Tell me about where you live. When did you first move there and what is the concept?
I live on an urban, community farm in Little Haiti called The Earth ‘N’ Us Farm. The farm was founded in 1977 by Ray Chasser as a dream to create a wholesome, living environment for his family. The farm now occupies one and half city blocks in the heart of Little Haiti, approximately an acre of land. There are close to 30 people who live there, plus visitors, WOOFERs, and Bed and Breakfast guests. The farm serves as a learning space for kids and adults, and seeks to teach people how to respect and care for Earth and each other. And hopefully, the Farm serves as a place for us to learn how to peacefully co-exist.
What kind of animals live there and who takes care of them?
The farm houses an assortment of animals: chickens, pigs, emus, goats, ducks, turkens, geese, a turtle, and turkeys. All the animals have different stories of how they ended up on the farm. The farm serves an unofficial “no kill” barnyard animal shelter. We have two potbelly pigs, who were donated because they were housepets that got too big. I rescued a chicken from the MIchael’s parking lot with the help of our dishwasher, Raoul. The staff at Michael’s named her “Nuggets” pun-intended. She’s been living on the farm for several months now, and has a special place in Ray’s heart due to her funky, upturned short feathers. She recently has been discovered to be laying eggs behind the dryer.
When did you first start bringing MGFD scraps, what do they consist of and who likes to eat what?
I started bringing scraps from the restaurant home for the animals soon after I started working at Michael’s. I’m pretty sure it was the first or second day. Goats and pigs eat a lot of food, and they love fresh greens. I bring home 50-100 pounds of scraps a day, and whatever the animals do not eat, we add to our compost piles and worm bins. I transport the scraps on my electric bike, and the animals hear me coming. The turkeys come running and start attacking the box before I even sit it down.
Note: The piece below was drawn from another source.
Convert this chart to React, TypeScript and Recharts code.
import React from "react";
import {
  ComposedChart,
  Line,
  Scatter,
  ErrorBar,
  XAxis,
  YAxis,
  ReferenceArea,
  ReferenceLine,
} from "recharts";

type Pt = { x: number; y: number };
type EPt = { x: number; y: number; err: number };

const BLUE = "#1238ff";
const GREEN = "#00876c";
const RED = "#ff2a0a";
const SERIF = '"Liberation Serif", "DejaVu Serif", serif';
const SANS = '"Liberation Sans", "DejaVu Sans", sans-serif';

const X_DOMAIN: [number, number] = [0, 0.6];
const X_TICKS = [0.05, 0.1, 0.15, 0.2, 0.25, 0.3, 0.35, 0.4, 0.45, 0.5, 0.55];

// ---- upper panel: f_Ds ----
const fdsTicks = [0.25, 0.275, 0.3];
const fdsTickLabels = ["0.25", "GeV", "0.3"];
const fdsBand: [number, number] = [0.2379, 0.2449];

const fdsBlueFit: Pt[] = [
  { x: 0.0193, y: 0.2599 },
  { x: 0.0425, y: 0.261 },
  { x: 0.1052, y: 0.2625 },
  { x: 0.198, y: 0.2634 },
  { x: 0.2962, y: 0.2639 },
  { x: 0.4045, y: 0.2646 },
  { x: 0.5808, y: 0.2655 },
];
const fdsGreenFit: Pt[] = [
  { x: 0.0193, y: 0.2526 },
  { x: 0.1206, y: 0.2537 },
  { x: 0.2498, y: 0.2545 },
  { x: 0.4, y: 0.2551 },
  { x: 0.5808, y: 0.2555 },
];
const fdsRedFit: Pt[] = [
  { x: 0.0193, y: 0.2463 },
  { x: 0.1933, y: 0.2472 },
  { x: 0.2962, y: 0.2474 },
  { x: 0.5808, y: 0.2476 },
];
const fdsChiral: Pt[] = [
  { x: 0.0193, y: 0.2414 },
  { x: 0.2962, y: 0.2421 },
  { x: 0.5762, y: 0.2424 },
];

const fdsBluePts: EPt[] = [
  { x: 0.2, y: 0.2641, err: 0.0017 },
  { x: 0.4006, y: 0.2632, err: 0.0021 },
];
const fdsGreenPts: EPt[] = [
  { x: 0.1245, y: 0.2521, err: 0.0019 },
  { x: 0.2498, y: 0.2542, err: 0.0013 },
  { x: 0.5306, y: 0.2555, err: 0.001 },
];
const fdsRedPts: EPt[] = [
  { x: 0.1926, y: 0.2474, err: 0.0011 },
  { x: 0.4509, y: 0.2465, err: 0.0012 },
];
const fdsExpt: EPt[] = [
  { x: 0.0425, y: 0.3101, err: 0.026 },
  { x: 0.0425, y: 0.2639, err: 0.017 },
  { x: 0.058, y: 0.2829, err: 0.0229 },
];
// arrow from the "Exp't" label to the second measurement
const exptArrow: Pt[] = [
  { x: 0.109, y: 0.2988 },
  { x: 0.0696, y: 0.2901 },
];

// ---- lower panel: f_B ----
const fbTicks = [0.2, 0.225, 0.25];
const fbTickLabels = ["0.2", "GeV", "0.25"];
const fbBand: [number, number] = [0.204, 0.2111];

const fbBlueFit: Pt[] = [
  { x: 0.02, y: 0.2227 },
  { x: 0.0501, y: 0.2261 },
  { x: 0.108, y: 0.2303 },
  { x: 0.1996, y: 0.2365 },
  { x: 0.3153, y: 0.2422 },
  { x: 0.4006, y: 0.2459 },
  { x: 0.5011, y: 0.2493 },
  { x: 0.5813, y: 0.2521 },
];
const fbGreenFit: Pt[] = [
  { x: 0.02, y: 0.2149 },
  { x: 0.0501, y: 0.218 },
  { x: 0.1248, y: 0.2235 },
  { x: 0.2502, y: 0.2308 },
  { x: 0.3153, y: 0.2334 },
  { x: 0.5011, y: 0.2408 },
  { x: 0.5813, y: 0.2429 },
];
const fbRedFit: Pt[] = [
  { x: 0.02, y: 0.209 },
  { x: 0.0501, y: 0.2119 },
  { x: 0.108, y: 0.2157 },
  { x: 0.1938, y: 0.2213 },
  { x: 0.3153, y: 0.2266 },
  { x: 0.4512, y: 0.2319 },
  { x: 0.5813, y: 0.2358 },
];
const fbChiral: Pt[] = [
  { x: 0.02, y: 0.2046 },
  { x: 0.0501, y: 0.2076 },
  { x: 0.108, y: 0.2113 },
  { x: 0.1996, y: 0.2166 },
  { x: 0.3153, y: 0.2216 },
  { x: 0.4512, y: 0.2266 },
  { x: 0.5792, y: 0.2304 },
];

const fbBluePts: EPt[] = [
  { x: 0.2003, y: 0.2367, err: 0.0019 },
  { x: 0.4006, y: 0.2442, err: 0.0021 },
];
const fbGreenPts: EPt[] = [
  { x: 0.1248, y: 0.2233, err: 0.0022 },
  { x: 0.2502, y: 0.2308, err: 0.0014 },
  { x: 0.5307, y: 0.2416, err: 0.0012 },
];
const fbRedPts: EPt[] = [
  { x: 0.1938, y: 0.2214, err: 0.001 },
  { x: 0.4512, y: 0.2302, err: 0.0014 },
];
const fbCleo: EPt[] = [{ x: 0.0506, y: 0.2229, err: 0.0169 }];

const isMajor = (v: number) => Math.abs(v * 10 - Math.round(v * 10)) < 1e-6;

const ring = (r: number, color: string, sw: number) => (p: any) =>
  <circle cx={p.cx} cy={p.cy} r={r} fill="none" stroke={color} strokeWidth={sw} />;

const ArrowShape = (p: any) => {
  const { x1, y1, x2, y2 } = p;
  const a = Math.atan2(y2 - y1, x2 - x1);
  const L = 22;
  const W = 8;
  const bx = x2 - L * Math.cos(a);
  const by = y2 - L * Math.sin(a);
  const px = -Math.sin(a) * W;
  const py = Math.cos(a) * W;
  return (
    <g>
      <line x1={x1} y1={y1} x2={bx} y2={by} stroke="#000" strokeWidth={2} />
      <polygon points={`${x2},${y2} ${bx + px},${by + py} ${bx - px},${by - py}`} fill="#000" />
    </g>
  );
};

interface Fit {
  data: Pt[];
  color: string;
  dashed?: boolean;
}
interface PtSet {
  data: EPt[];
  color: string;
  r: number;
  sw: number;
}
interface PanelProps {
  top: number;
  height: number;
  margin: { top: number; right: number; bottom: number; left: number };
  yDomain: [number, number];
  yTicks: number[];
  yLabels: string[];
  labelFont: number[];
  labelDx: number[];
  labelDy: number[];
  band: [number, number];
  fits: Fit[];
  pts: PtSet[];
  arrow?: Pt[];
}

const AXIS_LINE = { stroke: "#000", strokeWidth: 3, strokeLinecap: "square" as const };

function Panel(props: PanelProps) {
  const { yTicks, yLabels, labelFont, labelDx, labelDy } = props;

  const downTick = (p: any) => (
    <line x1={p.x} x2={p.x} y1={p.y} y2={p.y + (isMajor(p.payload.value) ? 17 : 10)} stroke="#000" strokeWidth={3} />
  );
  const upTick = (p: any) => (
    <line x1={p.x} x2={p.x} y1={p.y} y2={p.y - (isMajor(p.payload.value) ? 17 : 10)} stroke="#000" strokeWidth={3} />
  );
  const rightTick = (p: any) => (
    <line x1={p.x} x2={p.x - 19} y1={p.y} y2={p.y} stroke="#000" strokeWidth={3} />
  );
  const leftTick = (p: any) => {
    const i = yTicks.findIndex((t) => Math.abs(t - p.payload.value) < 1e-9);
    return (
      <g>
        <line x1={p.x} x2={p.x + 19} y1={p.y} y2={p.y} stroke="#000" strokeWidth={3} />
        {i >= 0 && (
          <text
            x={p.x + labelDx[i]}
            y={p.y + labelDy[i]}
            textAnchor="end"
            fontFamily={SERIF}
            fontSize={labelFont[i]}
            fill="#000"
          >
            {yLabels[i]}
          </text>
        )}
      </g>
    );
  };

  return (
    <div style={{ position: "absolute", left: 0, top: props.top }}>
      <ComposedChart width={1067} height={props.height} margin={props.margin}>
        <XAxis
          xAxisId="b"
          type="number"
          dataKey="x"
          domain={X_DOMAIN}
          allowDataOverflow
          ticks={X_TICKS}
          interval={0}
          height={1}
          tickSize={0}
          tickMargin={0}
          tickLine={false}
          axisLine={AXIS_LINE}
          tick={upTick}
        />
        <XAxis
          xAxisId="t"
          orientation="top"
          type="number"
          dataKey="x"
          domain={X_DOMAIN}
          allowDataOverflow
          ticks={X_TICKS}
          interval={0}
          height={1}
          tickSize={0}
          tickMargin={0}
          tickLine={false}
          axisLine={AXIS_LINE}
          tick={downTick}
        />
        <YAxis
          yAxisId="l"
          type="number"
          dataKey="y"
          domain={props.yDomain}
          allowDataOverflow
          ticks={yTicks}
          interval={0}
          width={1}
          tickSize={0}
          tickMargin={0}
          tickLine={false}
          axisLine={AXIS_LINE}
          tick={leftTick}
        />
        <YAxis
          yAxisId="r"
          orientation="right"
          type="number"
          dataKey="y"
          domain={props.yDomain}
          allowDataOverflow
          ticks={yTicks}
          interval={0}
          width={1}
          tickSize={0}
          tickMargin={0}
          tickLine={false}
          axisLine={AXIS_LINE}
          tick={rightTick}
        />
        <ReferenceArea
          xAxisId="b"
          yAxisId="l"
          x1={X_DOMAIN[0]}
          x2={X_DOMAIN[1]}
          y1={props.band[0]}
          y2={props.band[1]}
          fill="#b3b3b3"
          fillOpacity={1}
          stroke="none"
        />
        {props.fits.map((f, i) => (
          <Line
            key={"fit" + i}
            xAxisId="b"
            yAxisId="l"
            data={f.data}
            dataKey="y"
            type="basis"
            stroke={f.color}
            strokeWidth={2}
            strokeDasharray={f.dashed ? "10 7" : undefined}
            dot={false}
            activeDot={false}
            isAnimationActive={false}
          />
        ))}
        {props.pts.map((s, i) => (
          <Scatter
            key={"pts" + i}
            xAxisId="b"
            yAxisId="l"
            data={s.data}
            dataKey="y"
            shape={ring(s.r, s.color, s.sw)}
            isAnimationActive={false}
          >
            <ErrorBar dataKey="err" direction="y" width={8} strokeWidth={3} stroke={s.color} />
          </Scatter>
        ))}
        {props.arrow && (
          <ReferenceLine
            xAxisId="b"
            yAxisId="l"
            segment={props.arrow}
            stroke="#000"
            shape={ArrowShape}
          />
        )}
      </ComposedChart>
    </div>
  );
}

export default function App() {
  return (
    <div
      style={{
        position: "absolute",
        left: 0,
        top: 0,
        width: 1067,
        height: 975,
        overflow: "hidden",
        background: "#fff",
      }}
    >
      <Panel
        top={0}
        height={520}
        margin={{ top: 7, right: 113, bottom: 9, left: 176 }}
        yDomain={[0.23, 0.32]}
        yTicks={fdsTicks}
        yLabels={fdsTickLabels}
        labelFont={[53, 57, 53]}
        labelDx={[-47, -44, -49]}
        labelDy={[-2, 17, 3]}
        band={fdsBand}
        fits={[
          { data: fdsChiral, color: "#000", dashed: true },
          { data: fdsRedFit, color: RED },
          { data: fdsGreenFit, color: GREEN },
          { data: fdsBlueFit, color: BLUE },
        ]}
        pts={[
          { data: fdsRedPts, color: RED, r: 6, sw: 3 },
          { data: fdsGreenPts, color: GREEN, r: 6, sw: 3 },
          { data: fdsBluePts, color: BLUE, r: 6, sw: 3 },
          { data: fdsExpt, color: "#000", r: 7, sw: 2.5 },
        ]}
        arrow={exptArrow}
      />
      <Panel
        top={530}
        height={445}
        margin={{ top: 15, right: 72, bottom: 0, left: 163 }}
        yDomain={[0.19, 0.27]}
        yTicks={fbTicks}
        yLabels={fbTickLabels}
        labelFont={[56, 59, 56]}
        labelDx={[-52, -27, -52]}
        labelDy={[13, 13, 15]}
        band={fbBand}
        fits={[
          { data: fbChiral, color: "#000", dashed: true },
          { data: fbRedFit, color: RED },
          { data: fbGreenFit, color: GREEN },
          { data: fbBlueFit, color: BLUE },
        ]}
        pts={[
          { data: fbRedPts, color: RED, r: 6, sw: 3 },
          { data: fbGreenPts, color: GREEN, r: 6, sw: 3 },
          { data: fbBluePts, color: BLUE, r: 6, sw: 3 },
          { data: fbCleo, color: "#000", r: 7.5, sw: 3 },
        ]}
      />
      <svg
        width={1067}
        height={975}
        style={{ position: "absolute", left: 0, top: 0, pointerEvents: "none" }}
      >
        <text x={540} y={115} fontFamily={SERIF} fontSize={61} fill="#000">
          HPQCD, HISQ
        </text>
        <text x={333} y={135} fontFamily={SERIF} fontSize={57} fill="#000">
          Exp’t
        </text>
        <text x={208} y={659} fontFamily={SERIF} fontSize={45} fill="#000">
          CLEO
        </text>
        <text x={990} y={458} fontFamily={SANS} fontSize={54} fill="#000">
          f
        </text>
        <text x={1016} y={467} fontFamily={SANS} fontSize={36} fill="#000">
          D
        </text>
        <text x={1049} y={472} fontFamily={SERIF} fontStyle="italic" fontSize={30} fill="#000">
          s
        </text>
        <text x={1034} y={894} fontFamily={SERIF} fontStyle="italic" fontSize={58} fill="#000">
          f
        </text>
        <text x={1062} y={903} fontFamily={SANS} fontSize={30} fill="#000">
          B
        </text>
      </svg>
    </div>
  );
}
The pigs and emus get the bread scraps first, then the ducks, turkeys, and geese. The goats get all the greens. Then the pigs get the peelings. It’s a little process that takes me 20-30 minutes, but that’s my moment of zen after a busy day at the restaurant.
Now I want to visit! Tell me a little about it.
I host a ‘pay-what-you-can’ vegan pop-up on the farm every third Saturday of the month during the growing season, called Love and Vegetables. It’s a group of my friends, and community members from the farm—we call ourselves “Farmilia”—who come together to serve everyone who wants to eat good delicious vegan food, regardless of their income. If you can’t pay, that’s okay, too, just ask how you can volunteer. We accept all forms of payments, whether it’s spending time washing dishes, or moving mulch or Panther Coffee grinds around the farm, or picking fresh herbs from the garden. Our events are open to public, and we typically seat close to a 80 guests. We offer our volunteers a family meal, yoga, and meditation class throughout the day.